So, the weekend in London. Away from home, and out in the big city and all that. How was it? What did we do? What did we think of it? Was it fun?
Well, I jotted down a few points to bear in mind for the future:
1) Taxis are not cheap. Even for short journeys. Seriously. You will need far more cash than you think you will.
2) When booking a hotel online, do NOT be fooled by the short-looking distance it is from Waterloo on the map. It will in fact be fucking miles away and cost you a fortune in taxis. (See point 1.) Remember, London is much, much bigger than you think, so places can be a long way apart and yet, strangely, still be in London. It's not like Wiltshire, where there are large swathes of greenery to let you know when one place ends and another begins.
3) Check the location of Tube stations relative to the hotel. If there are no Tube stations within quarter of a mile, stay somewhere else, or Point 1 will apply. Do NOT imagine that you will walk everywhere. You don't know the area, or the way to where you are going, and anyway it will rain.
4) London is crowded. Expect this. Do not give in to the desire to fling slow-walking tourists off Westminster Bridge into the river when they impede your progress. By all means imagine doing it, and add hilarious sound effects at the same time. Do not, however, allow this to become reality.
5) If it starts raining, and it will, the Natural History Museum will be full of families trying to avoid getting wet. Do not allow this to provoke you into unbecoming displays of outrage as the children shriek and gibber like howler monkeys around the dinosaur skeletons.
6) When you tell the taxi driver (see point 1) where you want to go, and he then takes you somewhere completely different, many miles away, do not get out of the cab. Simply reiterate where you want to go, as you told him at the start of your marathon cross-London journey. Give him the exact postcode to programme into his SatNav system, then sit in silence in the back till you arrive at the correct destination. Pay him a reasonable amount and make a mental note not to use that cab firm again. A magical white London cab* will appear at the right moment to take you home. Yes it will. You just have to believe it will.
You're welcome.
We went on the London Eye (so high! So many short, squat, loud Northern women pointing out the restaurant where they had lunch yesterday, just there, just off the edge of Trafalgar Square, look, there, see it?).
We went to the Aquarium (sharks! So many fish of many different colours! So many dark corridors and small children to fall over as they blunder about, their parents transfixed by the fish.)
We went to the Natural History Museum, where we saw the ice rink out the front and admired the huge collection of sparkly, sparkly stones (so many Christmas present ideas!)
We went for a splendid dinner on Friday night at China Boulevard, overlooking the river, with a huge screen showing Celine Dion live in Las Vegas behind us. That was odd, but we put up with it because the food was great. Except for the chicken curry dish. That was weird and a bit crap, frankly, but everything else was excellent.
We had booze!
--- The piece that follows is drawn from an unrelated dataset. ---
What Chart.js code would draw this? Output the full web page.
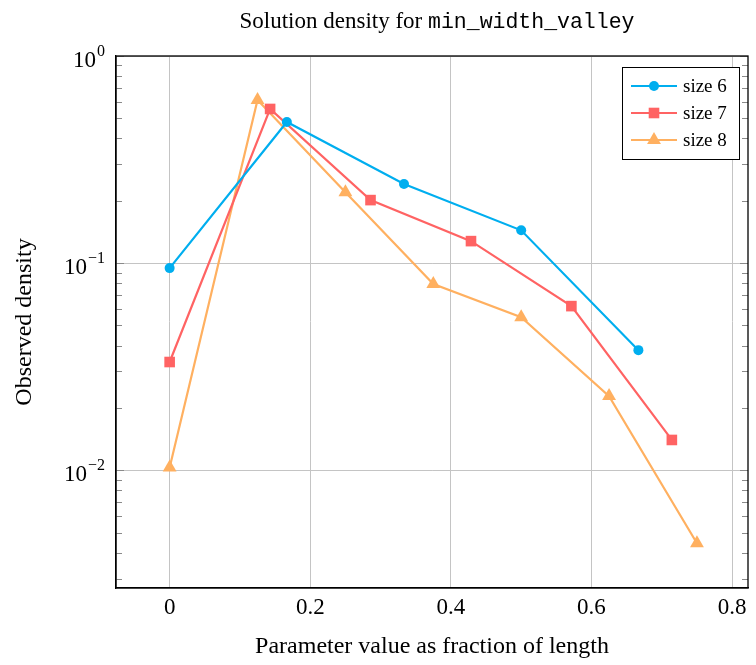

At lunchtime! Unheard of, when you usually have to drive everywhere. Marvellous.
I took photos, oh so many photos, and will post some up here when I am feeling less feverish and rubbish. Because, yes! I have picked up a fancy big city Lurgy of some sort. Spent most of last night alternating between sweating profusely (usually I don't sweat much for a fat lass), and shivering as if I was in a homemade hut in the Arctic tundra, with Ray Mears mocking me from his cosy warm three bedroom semi-detached moss-lined palace.
So bollocks to London germs.
Other than that, a splendid time was had by all. The blogger/Twitter party thing on Saturday was fun. Met many lovely people, ate a million bits of chicken, drank a lot of not half bad fizz and laughed a lot. We could have done with little name badges though.
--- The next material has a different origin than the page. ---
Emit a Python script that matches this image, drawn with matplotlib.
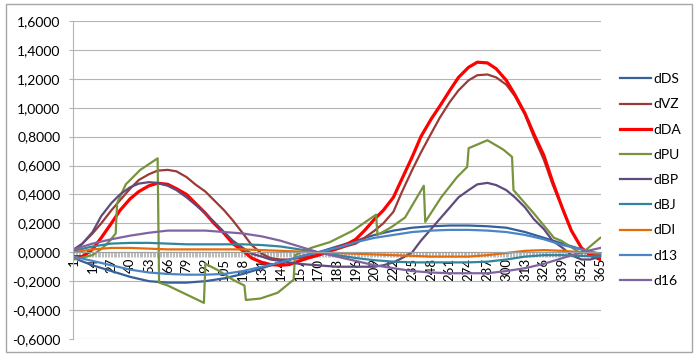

It was a bit disheartening to introduce myself to people and then watch them school their expression of "Who? I've never read a single word you've written," into "Ah yes, how charming to meet you at last."
Oh, and we got prizes! For one of the entries we submitted to the virtual Village Fete. Sadly, I have no idea which one was deemed worthy of a prize, but hey, we got a lovely** trophy and some posh Belgian chocs, so yay for us. It might even have been for this, but I doubt it. Or maybe this.
We need to get out more. Lordy.
*They are like the unicorns of the city, and only appear to the pure of heart. Mr WithaY can whistle them up like nobody's business.
**I will post a picture so all may admire its loveliness.
3 comments:
Very jealous. Well, not of the Lurgey (interestingly, (or not), no matter how I spell that, Blogger doesn't like it - must be a US thingy), but of the opportunity to throw slow tourists off bridges and poke fingers into the eyes of short Northern women *accidentally*. Sounds like a blast. Also, I would have known who you were. I think.
Howler monkeys! I do miss our many and varied discussions on apes, monkeys and colleagues.
Isabella, we had a good time. And thank you, that is nice of you!
Spence....remember the Monkey World map we amended to look like the office layout?
How we laughed.
How nobody else did. Bloody bonobos, no sense of humour.